I read this book in one weekend. I really liked that the plot moved through time, and it was quite believable. I thought it added a lot to have the story set during WWII, because the nationalism that was felt in Europe during that time added a lot to the plot. 

One of my favorite characters was Philomena, and I was rooting for her the whole time. It was so nice to see her storyline wrap up the way it did.

One thing that I did notice was sometimes there were phrases that didn't seem like correct grammar. I don't know if this book was translated, but there were a few times that I got that impression.

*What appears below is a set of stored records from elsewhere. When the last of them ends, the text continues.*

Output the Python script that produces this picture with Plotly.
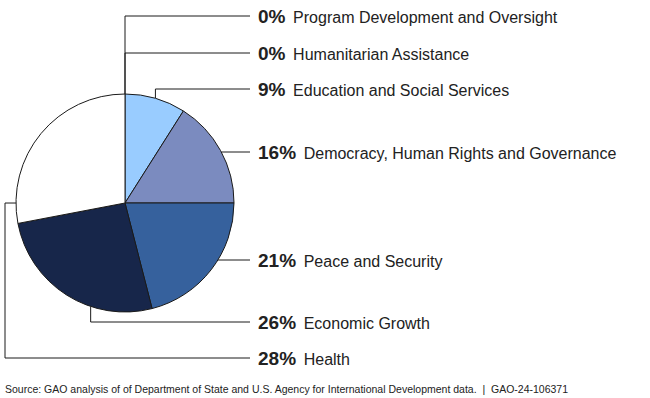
import math
import plotly.graph_objects as go

# ---- data ----
categories = ["Program Development and Oversight", "Humanitarian Assistance",
              "Education and Social Services", "Democracy, Human Rights and Governance",
              "Peace and Security", "Economic Growth", "Health"]
percents = [0, 0, 9, 16, 21, 26, 28]
colors = ["#99CCFF", "#99CCFF", "#99CCFF", "#7B8BBF", "#36619D", "#17264A", "#FFFFFF"]
source_text = ("Source: GAO analysis of of Department of State and U.S. Agency for "
               "International Development data.  |  GAO-24-106371")

# ---- layout geometry (pixels) ----
W, H = 650, 398
CX, CY, R = 125, 203, 109
LABEL_Y = [16, 53, 89, 152, 260, 322, 358]
LINE_END_X = 250
TEXT_X = 256
# leader style: 'vert' = up/down from anchor then right; 'horiz' = straight right; 'wrap' = left, down, right
LEADER = ["vert", "vert", "vert", "horiz", "horiz", "vert", "wrap"]
ANCHOR_FRAC = [0.5, 0.5, 0.5, 0.5, 0.5, 0.35, 0.107]

fig = go.Figure()

fig.add_trace(go.Pie(
    values=percents, labels=categories, sort=False, direction="clockwise", rotation=0,
    marker=dict(colors=colors, line=dict(color="#1a1a1a", width=1)),
    textinfo="none", hoverinfo="label+value", showlegend=False,
    domain=dict(x=[(CX - R) / W, (CX + R) / W], y=[(H - CY - R) / H, (H - CY + R) / H]),
))

total = sum(percents)
cum = 0
for i, (cat, p) in enumerate(zip(categories, percents)):
    start = cum
    cum += p
    frac = (start + ANCHOR_FRAC[i] * p) / total
    ang = 2 * math.pi * frac
    ax = CX + R * math.sin(ang)
    ay = CY - R * math.cos(ang)
    ly = LABEL_Y[i]
    if LEADER[i] == "vert":
        xs, ys = [ax, ax, LINE_END_X], [ay, ly, ly]
    elif LEADER[i] == "horiz":
        dy = ly - CY
        ix = CX + math.sqrt(max(R * R - dy * dy, 0))
        xs, ys = [ix, LINE_END_X], [ly, ly]
    else:
        xs, ys = [ax, 5, 5, LINE_END_X], [ay, ay, ly, ly]
    fig.add_trace(go.Scatter(x=xs, y=ys, mode="lines", line=dict(color="#1a1a1a", width=1),
                             hoverinfo="skip", showlegend=False, xaxis="x", yaxis="y"))
    fig.add_annotation(
        x=TEXT_X, y=ly, xref="x", yref="y", xanchor="left", yanchor="middle", showarrow=False,
        text=f"<span style='font-size:19px;font-weight:bold'>{p}%</span>\u2009 {cat}",
        font=dict(family="Liberation Sans, Arial, sans-serif", size=16, color="#222222"),
    )

fig.add_annotation(
    x=3, y=389, xref="x", yref="y", xanchor="left", yanchor="middle", showarrow=False,
    text=source_text,
    font=dict(family="Liberation Sans, Arial, sans-serif", size=10.5, color="#222222"),
)

fig.update_layout(
    width=W, height=H, margin=dict(l=0, r=0, t=0, b=0),
    paper_bgcolor="white", plot_bgcolor="rgba(0,0,0,0)",
    xaxis=dict(range=[0, W], visible=False, fixedrange=True, domain=[0, 1]),
    yaxis=dict(range=[H, 0], visible=False, fixedrange=True, domain=[0, 1]),
    showlegend=False,
)

fig.write_html("out.html", config={"displayModeBar": False},
               post_script="document.body.style.margin='0';document.body.style.overflow='hidden';")
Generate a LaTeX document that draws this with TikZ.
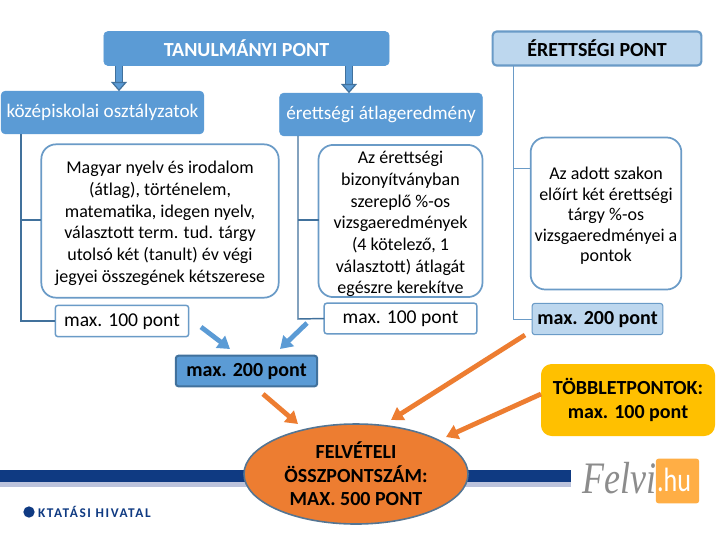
\documentclass[tikz,border=0pt]{standalone}
\usepackage{fontspec}
\setmainfont{Carlito}
\newfontfamily\felvifont{Liberation Serif}
\usetikzlibrary{shapes.geometric,arrows.meta,calc}
\definecolor{mblue}{HTML}{5B9BD5}
\definecolor{dblue}{HTML}{41719C}
\definecolor{lblue}{HTML}{BDD7EE}
\definecolor{edgeb}{HTML}{6A9BC7}
\definecolor{morange}{HTML}{ED7D31}
\definecolor{mgold}{HTML}{FFC000}
\definecolor{barblue}{HTML}{0F3A82}
\definecolor{barlight}{HTML}{BCC3DC}
\definecolor{felvi}{HTML}{FFAE45}
\tikzset{
  x=0.75pt,y=-0.75pt,
  base/.style={inner sep=0pt,outer sep=0pt,align=center,anchor=center},
  low/.style={text height=10pt,text depth=2.5pt},
  bluehead/.style={base,rectangle,rounded corners=3pt,fill=mblue,draw=mblue},
  bodybox/.style={base,rectangle,rounded corners=11pt,draw=edgeb,line width=1.3pt,fill=white,font=\fontsize{13.5}{16.3}\selectfont},
  maxbox/.style={base,low,rectangle,rounded corners=2pt,draw=edgeb,line width=1.1pt,fill=white,font=\fontsize{14.7}{15}\selectfont},
  tree/.style={draw=dblue,line width=1.1pt},
  ltree/.style={draw=edgeb,line width=0.7pt},
  bluearrow/.style={draw=mblue,line width=3.6pt,-{Triangle[length=9pt,width=11pt]}},
  orangearrow/.style={draw=morange,line width=3.6pt,-{Triangle[length=9pt,width=11pt]}},
  downarrow/.style={draw=dblue,double=mblue,double distance=4pt,line width=0.9pt,-{Triangle[length=7pt,width=12pt,fill=mblue,color=dblue]}},
}
\begin{document}
\begin{tikzpicture}
\useasboundingbox[fill=white] (0,0) rectangle (720,540);
% footer bars
\fill[barblue] (0,470) rectangle (571,482);
\fill[barlight] (0,482) rectangle (571,487);
\node[base,circle,fill=barblue,minimum size=8.5pt] (kdot) at (29,512) {};
\node[base,anchor=west,text=barblue,font=\fontsize{10}{10}\selectfont\bfseries\addfontfeature{LetterSpace=12}] (kt) at (38,512) {KTATÁSI HIVATAL};
% felvi logo
\node[base,rectangle,rounded corners=2pt,fill=felvi,minimum width=32.5pt,minimum height=33.5pt] (hubox) at (677.5,481) {};
\node[base,text=white,font=\fontsize{23}{23}\selectfont] (hu) at (674,480) {\scalebox{0.85}[1.1]{.hu}};
\node[base,text=gray!90,font=\fontsize{27}{27}\selectfont\felvifont\itshape] (fv) at (619,478) {\scalebox{1}[1.25]{Felvi}};
% head boxes
\node[bluehead,minimum width=214pt,minimum height=25.5pt,text=white,font=\fontsize{15}{15}\selectfont\bfseries] (tan) at (246.5,48.5) {TANULMÁNYI PONT};
\node[base,rectangle,rounded corners=3pt,fill=lblue,draw=edgeb,line width=1.6pt,minimum width=156.5pt,minimum height=25.5pt,font=\fontsize{15}{15}\selectfont\bfseries] (ere) at (597,48.5) {ÉRETTSÉGI PONT};
\node[bluehead,minimum width=152pt,minimum height=32pt,text=white,font=\fontsize{14.4}{15}\selectfont] (koz) at (102.5,112.5) {középiskolai osztályzatok};
\node[bluehead,minimum width=152pt,minimum height=32pt,text=white,font=\fontsize{14.4}{15}\selectfont] (atl) at (381,114.5) {érettségi átlageredmény};
% body boxes
\node[bodybox,minimum width=178pt,minimum height=115pt] (b1) at (160,221) {\rule{0pt}{13pt}Magyar nyelv és irodalom\\(átlag), történelem,\\matematika, idegen nyelv,\\választott term. tud. tárgy\\utolsó két (tanult) év végi\\jegyei összegének kétszerese};
\node[bodybox,minimum width=123pt,minimum height=112pt] (b2) at (400.5,221) {\rule{0pt}{14pt}Az érettségi\\bizonyítványban\\szereplő \%-os\\vizsgaeredmények\\(4 kötelező, 1\\választott) átlagát\\egészre kerekítve};
\node[bodybox,minimum width=113pt,minimum height=114pt,font=\fontsize{13.5}{15.3}\selectfont] (b3) at (606,213.5) {\rule{0pt}{13pt}Az adott szakon\\előírt két érettségi\\tárgy \%-os\\vizsgaeredményei a\\pontok};
% max boxes
\node[maxbox,minimum width=100pt,minimum height=23.5pt] (m1) at (122,321) {max. 100 pont};
\node[maxbox,minimum width=114.5pt,minimum height=23pt] (m2) at (400.5,318.5) {max. 100 pont};
\node[base,low,rectangle,rounded corners=2pt,fill=lblue,draw=edgeb,line width=0.8pt,minimum width=98pt,minimum height=23.5pt,font=\fontsize{15}{15}\selectfont\bfseries] (m3) at (597.5,319) {max. 200 pont};
\node[base,low,rectangle,rounded corners=2pt,fill=mblue,draw=dblue,line width=1.5pt,minimum width=106pt,minimum height=23pt,font=\fontsize{15}{15}\selectfont\bfseries] (m4) at (246.5,371) {max. 200 pont};
\node[base,rectangle,rounded corners=8pt,fill=mgold,minimum width=130.5pt,minimum height=54pt,font=\fontsize{15}{17.7}\selectfont\bfseries] (tob) at (628,400) {TÖBBLETPONTOK:\\max. 100 pont};
\node[base,ellipse,fill=morange,draw=dblue!70!gray,line width=1.2pt,minimum width=168pt,minimum height=75pt,font=\fontsize{15}{17.6}\selectfont\bfseries] (ell) at (356,474) {FELVÉTELI\\ÖSSZPONTSZÁM:\\MAX. 500 PONT};
% trees
\draw[tree] (koz.south -| 21,0) -- (21,321) -- (m1.west);
\draw[tree] (21,220) -- (21,220 -| b1.west);
\draw[tree] (atl.south -| 298,0) -- (298,319) -- (m2.west);
\draw[tree] (298,220) -- (298,220 -| b2.west);
\draw[ltree] (ere.south -| 513,0) -- (513,319) -- (m3.west);
\draw[ltree] (513,168) -- (513,168 -| b3.west);
% block arrows
\coordinate (a1s) at (tan.south -| 119,0);
\coordinate (a1e) at (koz.north -| 119,0);
\coordinate (a2s) at (tan.south -| 349,0);
\coordinate (a2e) at (atl.north -| 349,0);
\draw[downarrow] (a1s) -- (a1e);
\draw[downarrow] (a2s) -- (a2e);
\coordinate (b1s) at (201,327);
\coordinate (b1e) at (230,349);
\coordinate (b2s) at (307,323);
\coordinate (b2e) at (280,349);
\draw[bluearrow] (b1s) -- (b1e);
\draw[bluearrow] (b2s) -- (b2e);
\coordinate (c1s) at (263,394);
\coordinate (c1e) at (298,424);
\coordinate (c2s) at (525,335);
\coordinate (c2e) at (391,420);
\coordinate (c3s) at (tob.west |- 0,394);
\coordinate (c3e) at (446,437);
\draw[orangearrow] (c1s) -- (c1e);
\draw[orangearrow] (c2s) -- (c2e);
\draw[orangearrow] (c3s) -- (c3e);
\end{tikzpicture}
\end{document}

*This book was provided for my review for Blogging for Books.

Pretty Girls by Karin Slaughter ★★★
More than twenty years ago, Claire and Lydia's teenaged sister Julia vanished without a trace. The two women have not spoken since, and now their lives could not be more different. Claire is the glamorous trophy wife of an Atlanta millionaire. Lydia, a single mother, dates an ex-con and struggles to make ends meet. But neither has recovered from the horror and heartbreak of their shared loss—a devastating wound that's cruelly ripped open when Claire's husband is killed. The disappearance of a teenage girl and the murder of a middle-aged man, almost a quarter-century apart: what could connect them? Forming a wary truce, the surviving sisters look to the past to find the truth, unearthing the secrets that destroyed their family all those years ago . . . and uncovering the possibility of redemption, and revenge, where they least expect it.
This is really good, and it sort of reminded me of Gone, Girl. However, it is EXTREMELY graphic. I listened to this audiobook (with headphones, obvs) on my commute, and I was a little bit afraid that someone might hear the messed up shit I was listening to. I think that some of the graphic details almost were too much--they didn't add to the story. 

Overall I liked the plot though, and enjoyed how it switched points of view. 

I'm currently reading Ken Follett's The Pillars of the Earth, and listening to Jennifer duBois' Cartwheel. The prior was lent to Dave by one of our friends (Hi Katie!), but I decided to commandeer it. I am working on Cartwheel for my first book club meeting here in Pittsburgh! Happy Friday, friends, and as usual I'm linking up with Puppies and Pretties.